The Research Green Tower—the emblematic tower of the campus, where research spaces and faculty offices were previously confined—becomes the ultimate symbol of this transformation. In the new project, the building is wrapped in a bioclimatic façade composed of double wooden pillars. In addition to regulating solar gain and generating a virtuous climatic cycle, the gallery incorporates a staircase and terraces, both public and private, available to faculty and students. Circulation spaces are thus transformed into opportunities for collective study and learning.

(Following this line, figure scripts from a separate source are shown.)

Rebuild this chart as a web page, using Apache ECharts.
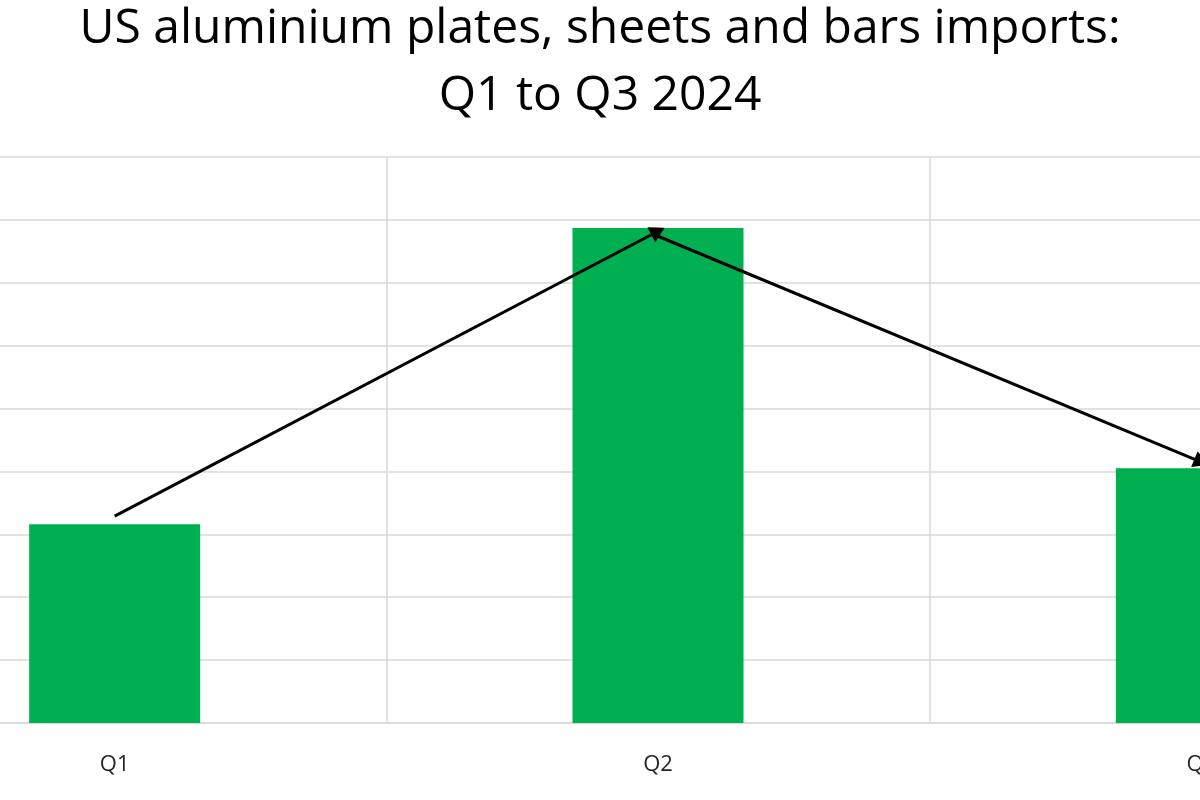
<!DOCTYPE html>
<html>
<head>
<meta charset="utf-8">
<script src="https://cdn.jsdelivr.net/npm/echarts@6/dist/echarts.min.js"></script>
<style>
html,body{margin:0;padding:0;background:#fff;width:1200px;height:800px;overflow:hidden;position:relative;}
#c{position:absolute;left:-273px;top:0;width:1746px;height:800px;}
</style>
</head>
<body>
<div id="c"></div>
<script>
const titleText = 'US aluminium plates, sheets and bars imports:\nQ1 to Q3 2024';
const categories = ['Q1', 'Q2', 'Q3'];
const imports = [3.16, 7.87, 4.05];
const yTicks = [0, 1, 2, 3, 4, 5, 6, 7, 8, 9];
// arrow endpoints (category, value)
const arrowUp = [['Q1', 3.29], ['Q2', 7.82]];
const arrowDown = [['Q2', 7.74], ['Q3', 4.15]];

const chart = echarts.init(document.getElementById('c'), null, {renderer: 'canvas'});
chart.setOption({
  animation: false,
  backgroundColor: '#ffffff',
  title: {
    text: titleText,
    left: 'center',
    top: -9,
    textStyle: {fontFamily: 'Open Sans', fontSize: 48, fontWeight: 'normal', color: '#000', lineHeight: 67}
  },
  grid: {left: 116, right: 0, top: 157, bottom: 77, containLabel: false},
  xAxis: {
    type: 'category',
    data: categories,
    axisLine: {show: true, lineStyle: {color: '#d9d9d9', width: 1.5}},
    axisTick: {show: false},
    splitLine: {show: true, lineStyle: {color: '#d9d9d9', width: 1.5}},
    axisLabel: {color: '#262626', fontSize: 22, fontFamily: 'Open Sans', margin: 31}
  },
  yAxis: {
    type: 'value',
    min: yTicks[0],
    max: yTicks[yTicks.length - 1],
    interval: 1,
    axisLine: {show: false},
    axisTick: {show: false},
    axisLabel: {show: false},
    splitLine: {show: true, lineStyle: {color: '#d9d9d9', width: 1.5}}
  },
  series: [{
    type: 'bar',
    data: imports,
    barWidth: 171,
    itemStyle: {color: '#00b050'},
    markLine: {
      silent: true,
      symbol: ['none', 'triangle'],
      symbolSize: [17, 15],
      label: {show: false},
      lineStyle: {color: '#000', width: 3, type: 'solid'},
      emphasis: {disabled: true},
      data: [
        [{coord: arrowUp[0]}, {coord: arrowUp[1]}],
        [{coord: arrowDown[0]}, {coord: arrowDown[1]}]
      ]
    }
  }]
});
</script>
</body>
</html>
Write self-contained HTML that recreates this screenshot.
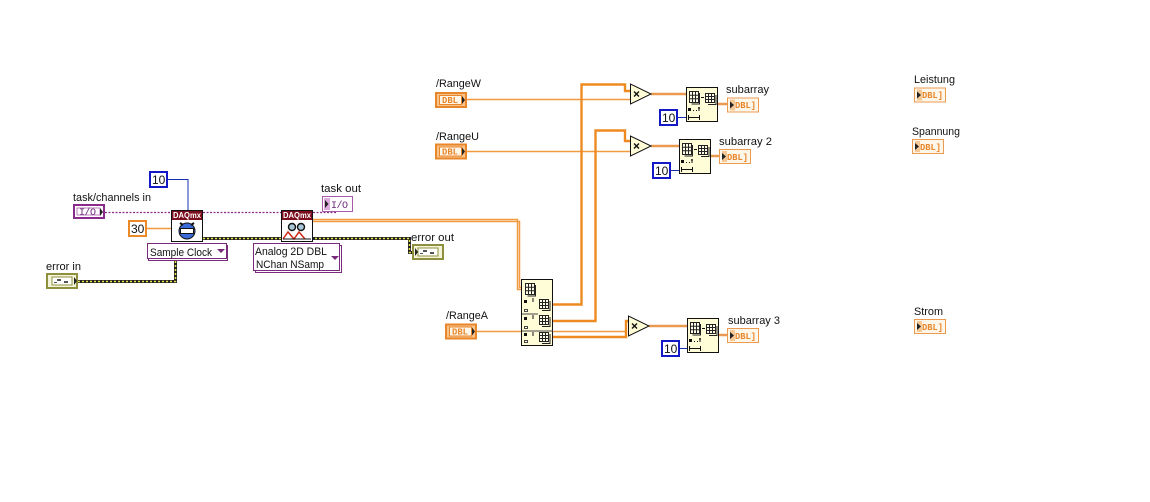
<!DOCTYPE html>
<html><head><meta charset="utf-8"><style>
html,body{margin:0;padding:0;background:#fff}
svg{display:block}
.l{font:11px "Liberation Sans",sans-serif;fill:#111}
.d{font:bold 9.5px "Liberation Mono",monospace;fill:#e8862a}
.n{font:12px "Liberation Sans",sans-serif;fill:#111}
.q{font:bold 8px "Liberation Sans",sans-serif;fill:#fff}
.p{font:10px "Liberation Mono",monospace;fill:#6a2a7a}
</style></head><body>
<svg width="1150" height="502" viewBox="0 0 1150 502" xmlns="http://www.w3.org/2000/svg">
<defs>
<g id="grid"><path d="M2.5 2.5h9v11h-9zM5.500 2.500v11M8.500 2.500v11M2.500 6.200h9M2.500 9.800h9" fill="#fffde8" stroke="#222" stroke-width="1"/><path d="M12.500 4v11h-8" fill="none" stroke="#222"/></g>
<g id="sm"><path d="M.5.500h9v9h-9zM3.500.5v9M6.500.5v9M.5 3.500h9M.5 6.500h9" fill="#fffde8" stroke="#222" stroke-width="1"/><path d="M11 2v9.500H3" fill="none" stroke="#222"/></g>
<g id="sub"><rect x=".5" y=".5" width="31" height="34" fill="#fffcd8" stroke="#111"/><use href="#grid" x="1" y="2"/><use href="#sm" x="19" y="6"/><path d="M15 10.500h3" stroke="#111"/><path d="M2 21h3v3H2z" fill="#111"/><path d="M7 23.500h1M10 23.500h1M13 20v4M12 21h2" stroke="#111"/><path d="M2 30.500h12M2.500 28v5M13.500 28v5" stroke="#111"/></g>
<g id="ind"><rect x=".5" y=".5" width="31" height="14" fill="#fff6ea" stroke="#ec9a50"/><rect x="3" y="2" width="5" height="11" fill="#f5c896"/><path d="M3 4v7l4-3.500z" fill="#222"/></g>
<g id="ctl"><rect x="1" y="1" width="30" height="14" fill="#f9c48c" stroke="#e8862a" stroke-width="2"/><rect x="4.500" y="3.500" width="22" height="9" fill="#fff6ea" stroke="#e8862a"/><path d="M27 4v8l3-4z" fill="#222"/></g>
<g id="tri"><path d="M.5 0V20L21 10z" fill="#fffcd8" stroke="#111"/><path d="M4 7.500l5 5M9 7.500l-5 5" stroke="#111" stroke-width="1.400"/></g>
<g id="err"><rect x="1" y="1" width="30" height="14" fill="#f4f4d8" stroke="#8e9040" stroke-width="2"/><rect x="6" y="4" width="20" height="8" fill="#fff" stroke="#8e9040"/><path d="M11 6h4v2h-4zM18 8h4v2h-4zM8 9h3v1H8z" fill="#555"/></g>
</defs>

<!-- thin wires -->
<g fill="none" stroke="#1a2fb0" stroke-width="1"><path d="M168 179.500h20V210M678 117.500h8M671 170.500h8M680 348.500h7"/></g>
<g fill="none" stroke="#f29a40" stroke-width="1.500">
<path d="M147 228.500h24M467 99.500h163M467 151.500h163M476 331.500h150"/>
<path d="M313 219.500h204.500V289.500h4M313 221.500h206.500V287.500h2"/>
</g>
<!-- purple task wire -->
<g fill="none" stroke="#8a2a8a" stroke-width="1.300" stroke-dasharray="2 1.500"><path d="M105 212.500h66M203 212.500h78M313 212.500h24"/></g>
<!-- error wires -->
<g fill="none">
<path d="M78 281.500h97.500V260M203 238.500h206.500V252.500h3" stroke="#222" stroke-width="3"/>
<path d="M78 281.500h97.500V260M203 238.500h206.500V252.500h3" stroke="#e8e44a" stroke-width="1.500" stroke-dasharray="2 2"/>
</g>
<!-- thick wires -->
<g fill="none" stroke="#ee8a22" stroke-width="2.400">
<path d="M553 304.500h28.500V84.500H625V91h5M553 321h42.500V130.500H625V141h5M553 337h73V321h2"/>
<path d="M651 94h35M651 146h28M649 326h38M718 104h9M711 156h8M719 335h8" stroke="#ea9a50"/>
</g>

<!-- constants -->
<g fill="#fff" stroke-width="2">
<rect x="150" y="172" width="17" height="15" stroke="#1419c8"/>
<rect x="660" y="110" width="17" height="15" stroke="#1419c8"/>
<rect x="653" y="163" width="17" height="15" stroke="#1419c8"/>
<rect x="662" y="341" width="17" height="15" stroke="#1419c8"/>
<rect x="129" y="221" width="17" height="15" stroke="#ec8a2a"/>
</g>
<text class="n" x="152" y="184">10</text>
<text class="n" x="662" y="122">10</text>
<text class="n" x="655" y="175">10</text>
<text class="n" x="664" y="353">10</text>
<text class="n" x="131" y="233">30</text>

<!-- task in -->
<rect x="74" y="205" width="30" height="13" fill="#fff" stroke="#8a2a8a" stroke-width="2"/>
<rect x="77" y="208" width="23" height="7" fill="#fff" stroke="#8a2a8a" stroke-width=".6"/>
<text class="p" x="79" y="215" textLength="17">I/O</text>
<path d="M100 208v8l3-4z" fill="#222"/>
<text class="l" x="73" y="201" textLength="78" lengthAdjust="spacingAndGlyphs">task/channels in</text>

<!-- task out -->
<rect x="322.500" y="196.500" width="30" height="15" fill="#fff" stroke="#a85aa8"/>
<rect x="324" y="198" width="6" height="12" fill="#dcaadc"/>
<path d="M325 200v8l3.500-4z" fill="#222"/>
<text class="p" x="331" y="208" textLength="17">I/O</text>
<text class="l" x="321" y="192" textLength="40" lengthAdjust="spacingAndGlyphs">task out</text>

<!-- VI 1 -->
<rect x="171.500" y="210.500" width="31" height="31" fill="#fff" stroke="#111"/>
<rect x="172" y="211" width="30" height="9" fill="#7a0c1c"/>
<text class="q" x="173" y="218" textLength="28" lengthAdjust="spacingAndGlyphs">DAQmx</text>
<circle cx="187" cy="231" r="8" fill="#3a6ad8" stroke="#111"/>
<path d="M180 223l3 2M194 223l-3 2" stroke="#111" stroke-width="2"/>
<rect x="180.500" y="228.500" width="13" height="5" fill="#fff" stroke="#111"/>
<!-- VI 2 -->
<rect x="281.500" y="210.500" width="31" height="31" fill="#fff" stroke="#111"/>
<rect x="282" y="211" width="30" height="9" fill="#7a0c1c"/>
<text class="q" x="283" y="218" textLength="28" lengthAdjust="spacingAndGlyphs">DAQmx</text>
<circle cx="292" cy="227" r="3.500" fill="#a8c8d8" stroke="#111" stroke-width="1.400"/>
<circle cx="301" cy="227" r="3.500" fill="#a8c8d8" stroke="#111" stroke-width="1.400"/>
<path d="M283 239l5-7 6 7 5-7 6 7" fill="none" stroke="#d02818" stroke-width="1.500"/>
<path d="M283 239h28" stroke="#111"/>

<!-- rings -->
<rect x="148.500" y="245.500" width="79" height="15" fill="#fff" stroke="#7a2a7a"/>
<rect x="147.500" y="243.500" width="79" height="15" fill="#fff" stroke="#7a2a7a"/>
<text class="l" x="150" y="256" textLength="62" lengthAdjust="spacingAndGlyphs">Sample Clock</text>
<path d="M217 249h8l-4 4z" fill="#7a2a7a"/>
<rect x="255.500" y="245.500" width="86" height="27" fill="#fff" stroke="#7a2a7a"/>
<rect x="253.500" y="243.500" width="86" height="27" fill="#fff" stroke="#7a2a7a"/>
<text class="l" x="255" y="255" textLength="72" lengthAdjust="spacingAndGlyphs">Analog 2D DBL</text>
<text class="l" x="256" y="268" textLength="68" lengthAdjust="spacingAndGlyphs">NChan NSamp</text>
<path d="M331 256h8l-4 4z" fill="#7a2a7a"/>

<!-- errors -->
<use href="#err" x="46" y="273"/>
<path d="M74 277v8l3-4z" fill="#222"/>
<text class="l" x="46" y="270" textLength="35" lengthAdjust="spacingAndGlyphs">error in</text>
<use href="#err" x="412" y="244"/>
<path d="M415 248v8l3-4z" fill="#222"/>
<text class="l" x="411" y="241" textLength="43" lengthAdjust="spacingAndGlyphs">error out</text>

<!-- range controls -->
<use href="#ctl" x="435" y="92"/><text class="d" x="442" y="103" textLength="16" lengthAdjust="spacingAndGlyphs">DBL</text>
<text class="l" x="436" y="87" textLength="45" lengthAdjust="spacingAndGlyphs">/RangeW</text>
<use href="#ctl" x="435" y="143.500"/><text class="d" x="442" y="154.500" textLength="16" lengthAdjust="spacingAndGlyphs">DBL</text>
<text class="l" x="436" y="140" textLength="43" lengthAdjust="spacingAndGlyphs">/RangeU</text>
<use href="#ctl" x="445" y="323.500"/><text class="d" x="452" y="334.500" textLength="16" lengthAdjust="spacingAndGlyphs">DBL</text>
<text class="l" x="446" y="319" textLength="42" lengthAdjust="spacingAndGlyphs">/RangeA</text>

<!-- index array -->
<rect x="521.500" y="279.500" width="31" height="66" fill="#fffcd8" stroke="#111"/>
<path d="M522 314h16M522 331h31" stroke="#444"/>
<use href="#grid" x="523" y="281"/>
<use href="#sm" x="539" y="299"/><use href="#sm" x="539" y="315"/><use href="#sm" x="539" y="332"/>
<path d="M524 300h3v3h-3zM524 317h3v3h-3zM524 333h3v3h-3z" fill="#111"/>
<path d="M524.500 309.500h3v2h-3zM524.500 326.500h3v2h-3zM524.500 340.500h3v2h-3z" fill="#fff" stroke="#111" stroke-width=".8"/>
<path d="M533 298v4M533 315v4M533 332v4" stroke="#111"/>

<!-- multiply -->
<use href="#tri" x="630" y="84"/>
<use href="#tri" x="630" y="136"/>
<use href="#tri" x="628" y="316"/>

<!-- subarrays -->
<use href="#sub" x="686" y="87"/>
<use href="#sub" x="679" y="139"/>
<use href="#sub" x="687" y="318"/>

<!-- indicators -->
<use href="#ind" x="727" y="97.500"/><text class="d" x="735" y="108" textLength="21" lengthAdjust="spacingAndGlyphs">DBL]</text>
<text class="l" x="726" y="93" textLength="43" lengthAdjust="spacingAndGlyphs">subarray</text>
<use href="#ind" x="719" y="149"/><text class="d" x="727" y="160" textLength="21" lengthAdjust="spacingAndGlyphs">DBL]</text>
<text class="l" x="719" y="145" textLength="53" lengthAdjust="spacingAndGlyphs">subarray 2</text>
<use href="#ind" x="727" y="328"/><text class="d" x="735" y="339" textLength="21" lengthAdjust="spacingAndGlyphs">DBL]</text>
<text class="l" x="728" y="324" textLength="52" lengthAdjust="spacingAndGlyphs">subarray 3</text>

<use href="#ind" x="914" y="87.500"/><text class="d" x="922" y="98" textLength="21" lengthAdjust="spacingAndGlyphs">DBL]</text>
<text class="l" x="914" y="83" textLength="41" lengthAdjust="spacingAndGlyphs">Leistung</text>
<use href="#ind" x="912" y="139"/><text class="d" x="920" y="150" textLength="21" lengthAdjust="spacingAndGlyphs">DBL]</text>
<text class="l" x="912" y="135" textLength="48" lengthAdjust="spacingAndGlyphs">Spannung</text>
<use href="#ind" x="914" y="319"/><text class="d" x="922" y="330" textLength="21" lengthAdjust="spacingAndGlyphs">DBL]</text>
<text class="l" x="914" y="315" textLength="29" lengthAdjust="spacingAndGlyphs">Strom</text>
</svg>
</body></html>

Within the Center for Creative Learning, which brings together the campus’s teaching activities, new interstitial spaces have been introduced alongside the main auditorium and classrooms. Designed to support informal learning, they also accommodate both individual and group study. Beyond the buildings, previously residual areas—including the former parking lot—have been transformed into public green spaces, open to students and to the wider community alike. The gymnasium of the Sports & Recreation Center has also been fully renovated and opened to the residents of Cergy.
As education itself becomes increasingly virtual, ESSEC’s response is not confined to embedding technology within architecture. Rather, flexibility and the capacity of spaces to support different modes of use emerge as the factors that shape the identity of the campus and sustain the desire to cross the university’s physical threshold, beyond the allure of form alone.
This vision has been applied by Architecturestudio across its projects, from the rehabilitation of the Maison de la Radio to the redevelopment of the Jussieu campus in Paris, and theorised in the book Tracé Bleu, a manifesto of their holistic method in a world challenged by climate change. The approach confronts architecture with its own uncertainties—"opening up imaginaries about our powerlessness, or about the need to build reassuring yet creative imaginaries for a near future where norms may no longer be the solution," in their own words. Yet the foundation persists: that the value of relationship remains architecture's surest measure of relevance.